Paranormal Activity 4: This Time, Teenagers Run The Haunted House
The Paranormal Activity series, the cineplex’s answer to haunted house attractions, is not about plot. It’s not about well-developed characters. It’s not even really about originality. It’s all about creating a moody theatrical experience, full of tension and visual wit, to be shared with an audience. The laughs, the jumps, the nail-biting– it’s communal. Henry Joost and Ariel Schulman, responsible for the previous entry (the best in the series), return again for the fourth installment, bringing a few nifty tricks while still enjoying the classic tropes. They continue to bring different types of technology to the table, playing with camera angles and new light and sound effects to keep the audience guessing. Also, by creating teenage protagonists, there’s a new twist on the family dynamic this series contains. None of this is wildly original, especially the ending which feels enormously familiar, but it’s all effective and it’s all fun.
We begin with a flashback to Paranormal Activity 2: Katie (Katie Featherstone) has kidnapped her nephew, Hunter. Flash forward five years: Alex (Kathryn Newton) and her boyfriend Ben (Brady Allen) notice that the child who lives across the street, Robbie, is exhibiting odd behavior. After further investigation, Robbie’s mother is in the hospital, so Alex’s parents (real-life couple Alexondra Lee and Stephen Dunham) agree to take Robbie in; after all, he can be friends with their son Wyatt, who is of similar age. As one would expect in this genre, the second that weirdo Robbie shows up, strange things begin happening around the house. Robbie comes in and sleeps in Alex’s bed. Robbie draws strange symbols on Wyatt’s body, symbols that anyone who saw Paranormal Activity 3 will recognize. In a nifty sequence, the infrared beams from their XBox Kinect picks up the vaguest hint of a figure sitting next to Robbie on the sofa. However, because they’re tech-savvy teens, the parents don’t believe them, thinking it’s all trick photography and editing software done as a gag. Soon enough, things begin happening in front of the parents too.
Many critics and personal acquaintances don’t enjoy aspects of this series: the commitment to the found footage style, the familiarity of the tone and the pacing, the somewhat shallow character development. Luckily, Joost and Schulman are aware of these issues and embrace them as challenges. The found footage is not only a self-reflexive gag (the mother says at one point, “Again with the cameras?”), it forces new technology into the equation. Much of the film is shot on webcams, with several tracking shots done courtesy of Alex and Ben’s frequent Skype sessions. The XBox Kinect is especially creepy, and though I wish it had been utilized more, its couple of scenes are among the most effective in the franchise. Nothing is as mind-bogglingly brilliant as the “fan-cam” from the last film, but once again, Joost and Schulman prove to be experts at denying us what we want to see. We hear sounds of occurrences off-camera that characters witness, or we witness events in the frame that the other characters in frame are ignorant to. In my favorite sequence, the mother is chopping food with a sharp kitchen knife, and just when you think the sequence couldn’t get any more tense, the knife goes away (I won’t spoil where). Both the remainder of that scene, knowing the knife could come back into play at any moment, and the payoff of the suspense that scene builds are beautifully executed. It goes back to Chekhov’s famous quote: you see the knife on screen, so you assume something HAS to happen with it. This film fills its frame constantly with elements you assume will come into play, and nearly all of them do.

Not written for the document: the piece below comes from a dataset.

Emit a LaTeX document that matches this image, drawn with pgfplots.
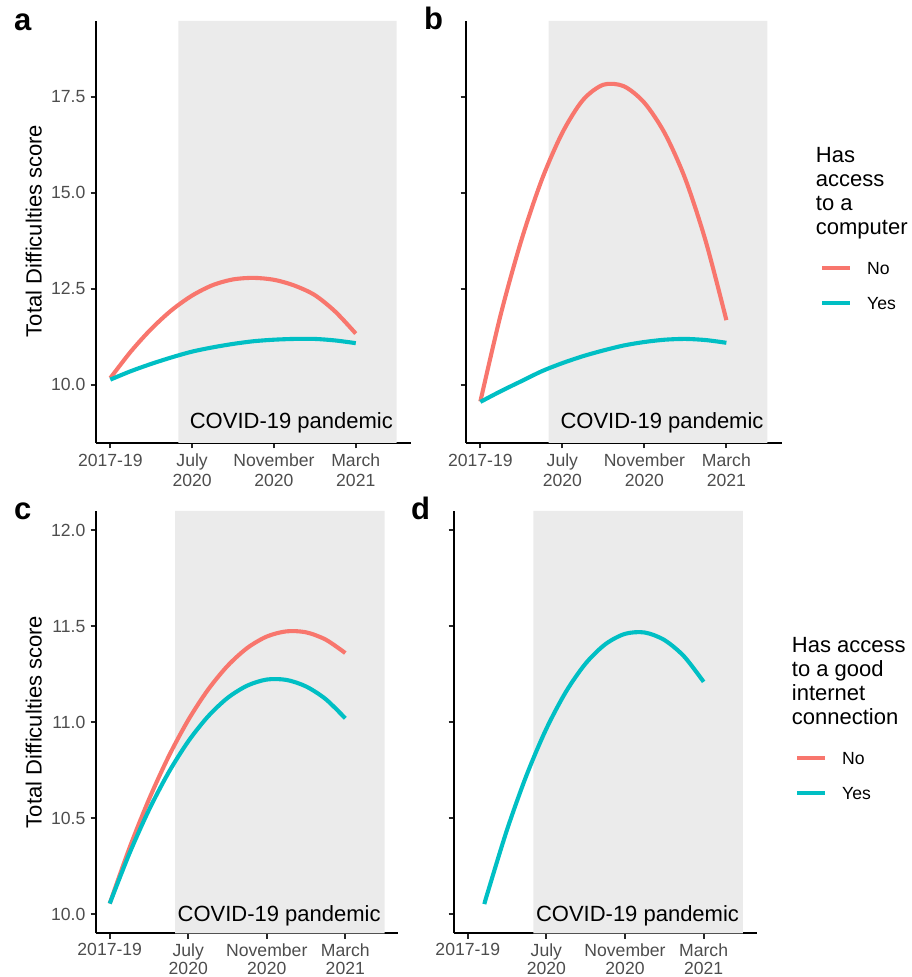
\documentclass[border=0pt]{standalone}
\usepackage{pgfplots}
\pgfplotsset{compat=1.18}
\usepackage{fontspec}
\setmainfont{Liberation Sans}
\definecolor{cNo}{HTML}{F8766D}
\definecolor{cYes}{HTML}{00BFC4}
\definecolor{shade}{HTML}{EBEBEB}
\definecolor{tickgray}{HTML}{4D4D4D}
\newcommand\tickfont{\fontsize{17.6pt}{19.3pt}\selectfont}
\newcommand\bigfont{\fontsize{22pt}{24.1pt}\selectfont}
\newcommand\letterfont{\fontsize{31pt}{31pt}\selectfont\bfseries}

\pgfplotsset{
  panel/.style={
    scale only axis,
    axis x line=bottom, axis y line=left,
    axis line style={-, line width=1.9pt, black},
    tick align=outside,
    major tick length=5.5pt,
    tick style={line width=1.9pt, black!85},
    xmin=-0.175, xmax=3.675,
    xtick={0,1,2,3},
    xticklabels={2017-19,{July\\2020},{November\\2020},{March\\2021}},
    xticklabel style={align=center, font=\tickfont, text=tickgray, inner sep=0pt, yshift=-5.5pt},
    yticklabel style={font=\tickfont, text=tickgray, inner sep=0pt, xshift=-5pt,
      /pgf/number format/.cd, fixed, fixed zerofill, precision=1, assume math mode=true},
    legend cell align=left,
    legend image code/.code={\draw[##1, line width=4.1pt] (0pt,0pt) -- (27.5pt,0pt);},
  },
  lowrow/.style={xticklabel style={align=center, font=\fontsize{17.6pt}{17.8pt}\selectfont, text=tickgray, inner sep=0pt, yshift=1pt}},
  curve/.style={no markers, smooth, line width=4.1pt, line cap=butt},
  leg/.style={draw=none, fill=none, inner sep=0pt, outer sep=0pt, row sep=22.4pt,
    font=\tickfont, cells={anchor=west},
    nodes={inner sep=0pt, text height=12.6pt, text depth=0pt},
    /tikz/every odd column/.append style={column sep=15.6pt}},
}

\begin{document}
\begin{tikzpicture}
\path[use as bounding box] (0pt,0pt) rectangle (912pt,977pt);

% ---------------- panel a
\begin{axis}[panel, at={(96pt,534pt)}, anchor=south west, width=315pt, height=422pt,
  ymin=8.48, ymax=19.47, ytick={10,12.5,15,17.5}]
\addplot[fill=shade, draw=none, forget plot] coordinates {(0.833,8.48) (3.5,8.48) (3.5,19.47) (0.833,19.47)} \closedcycle;
\addplot[curve, cNo] coordinates {
(0,10.17) (0.25,10.86) (0.5,11.45) (0.75,11.94) (1,12.32) (1.25,12.59) (1.5,12.74)
(1.75,12.78) (2,12.73) (2.25,12.58) (2.5,12.33) (2.75,11.90) (3,11.33)};
\addplot[curve, cYes] coordinates {
(0,10.13) (0.25,10.35) (0.5,10.54) (0.75,10.71) (1,10.86) (1.25,10.97) (1.5,11.06)
(1.75,11.13) (2,11.17) (2.25,11.19) (2.5,11.19) (2.75,11.15) (3,11.08)};
\node[anchor=base east, inner sep=0pt, font=\bigfont] at (axis cs:3.455,8.865) {COVID-19 pandemic};
\end{axis}

% ---------------- panel b
\begin{axis}[panel, at={(466pt,534pt)}, anchor=south west, width=315.7pt, height=422pt,
  ymin=8.48, ymax=19.47, ytick={10,12.5,15,17.5}, yticklabels={},
  legend style={leg, at={(axis description cs:1.1213,0.4296)}, anchor=north west}]
\addplot[fill=shade, draw=none, forget plot] coordinates {(0.833,8.48) (3.5,8.48) (3.5,19.47) (0.833,19.47)} \closedcycle;
\addplot[curve, cNo] coordinates {
(0,9.56) (0.25,11.84) (0.5,13.76) (0.75,15.34) (1,16.56) (1.25,17.41) (1.5,17.81)
(1.75,17.77) (2,17.34) (2.25,16.54) (2.5,15.35) (2.75,13.72) (3,11.68)};
\addlegendentry{No}
\addplot[curve, cYes] coordinates {
(0,9.55) (0.25,9.83) (0.5,10.09) (0.75,10.35) (1,10.56) (1.25,10.74) (1.5,10.89)
(1.75,11.02) (2,11.11) (2.25,11.17) (2.5,11.19) (2.75,11.16) (3,11.09)};
\addlegendentry{Yes}
\node[anchor=base east, inner sep=0pt, font=\bigfont] at (axis cs:3.455,8.865) {COVID-19 pandemic};
\end{axis}

% ---------------- panel c
\begin{axis}[panel, lowrow, at={(96pt,43.7pt)}, anchor=south west, width=302.3pt, height=422.3pt,
  ymin=9.9, ymax=12.1, ytick={10,10.5,11,11.5,12},
  legend style={leg, at={(axis description cs:2.3123,0.4307)}, anchor=north west}]
\addplot[fill=shade, draw=none, forget plot] coordinates {(0.833,9.9) (3.5,9.9) (3.5,12.1) (0.833,12.1)} \closedcycle;
\addplot[curve, cNo] coordinates {
(0,10.055) (0.25,10.343) (0.5,10.598) (0.75,10.821) (1,11.011) (1.25,11.168) (1.5,11.293)
(1.75,11.386) (2,11.446) (2.25,11.473) (2.5,11.468) (2.75,11.430) (3,11.360)};
\addlegendentry{No}
\addplot[curve, cYes] coordinates {
(0,10.055) (0.25,10.315) (0.5,10.543) (0.75,10.738) (1,10.900) (1.25,11.029) (1.5,11.126)
(1.75,11.190) (2,11.222) (2.25,11.220) (2.5,11.186) (2.75,11.120) (3,11.020)};
\addlegendentry{Yes}
\node[anchor=base east, inner sep=0pt, font=\bigfont] at (axis cs:3.452,9.96) {COVID-19 pandemic};
\end{axis}

% ---------------- panel d
\begin{axis}[panel, lowrow, at={(454pt,43.7pt)}, anchor=south west, width=302.7pt, height=422.3pt,
  ymin=9.9, ymax=12.1, ytick={10,10.5,11,11.5,12}, yticklabels={}]
\addplot[fill=shade, draw=none, forget plot] coordinates {(0.833,9.9) (3.5,9.9) (3.5,12.1) (0.833,12.1)} \closedcycle;
\addplot[curve, cYes] coordinates {
(0.211,10.052) (0.25,10.108) (0.5,10.440) (0.75,10.726) (1,10.966) (1.25,11.159) (1.5,11.306)
(1.75,11.406) (2,11.460) (2.25,11.467) (2.5,11.428) (2.75,11.343) (3,11.210)};
\node[anchor=base east, inner sep=0pt, font=\bigfont] at (axis cs:3.452,9.96) {COVID-19 pandemic};
\end{axis}

% ---------------- labels
\node[anchor=base west, inner sep=0pt, font=\letterfont] at (14pt,946.3pt) {a};
\node[anchor=base west, inner sep=0pt, font=\letterfont] at (424pt,947pt) {b};
\node[anchor=base west, inner sep=0pt, font=\letterfont] at (14pt,457pt) {c};
\node[anchor=base west, inner sep=0pt, font=\letterfont] at (411pt,457pt) {d};

\node[rotate=90, anchor=base, inner sep=0pt, font=\bigfont] at (41.7pt,746pt) {Total Difficulties score};
\node[rotate=90, anchor=base, inner sep=0pt, font=\bigfont] at (41.7pt,255pt) {Total Difficulties score};

\node[anchor=base west, inner sep=0pt, font=\bigfont] at (815.7pt,814.3pt) {Has};
\node[anchor=base west, inner sep=0pt, font=\bigfont] at (815.7pt,790.2pt) {access};
\node[anchor=base west, inner sep=0pt, font=\bigfont] at (815.7pt,766.1pt) {to a};
\node[anchor=base west, inner sep=0pt, font=\bigfont] at (815.7pt,742pt) {computer};

\node[anchor=base west, inner sep=0pt, font=\bigfont] at (791.7pt,324.3pt) {Has access};
\node[anchor=base west, inner sep=0pt, font=\bigfont] at (791.7pt,300.2pt) {to a good};
\node[anchor=base west, inner sep=0pt, font=\bigfont] at (791.7pt,276.1pt) {internet};
\node[anchor=base west, inner sep=0pt, font=\bigfont] at (791.7pt,252pt) {connection};
\end{tikzpicture}
\end{document}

The tone and pacing are achingly tense and drawn out, but if these films were non-stop action, they wouldn’t be nearly as frightening. It’s a study in making the audience anticipate the scare: classic horror directors like John Carpenter and Ridley Scott used to do this, and so few do anymore. The thrill doesn’t come from action unfolding– if anything, that serves as relief. While character development has been a problem in the past (the first two films have fairly obnoxious and woefully ignorant characters), using Alex and Ben as the vessel through which this demon slowly reveals himself solves the character dilemma in two ways: 1. Alex and Ben are charming and funny, probably the best in the series. 2. In previous films, we’re in the audience shouting “Just move already! Call the cops!” Here, because of their age, there’s an understandable obstacle between departure: adult disbelief. It’s another smart decision by filmmakers who don’t seem to have any shortage of intelligent ways to extend the series. They’re not “movies” in the traditional sense, but for those with a taste for this type of experience, there really isn’t anything better in this vein in cineplexes on a yearly basis. I laughed, I jumped, I freaked out. At one point, Robbie says to Ben, “He doesn’t like you.” Ben inquires, “Who doesn’t like me?” Robbie deadpans, “You’ll find out.” The theater roars with approving laughter. Just the right balance of smart and dumb, sincere and self-aware. I’d gladly tune in for a fifth Activity.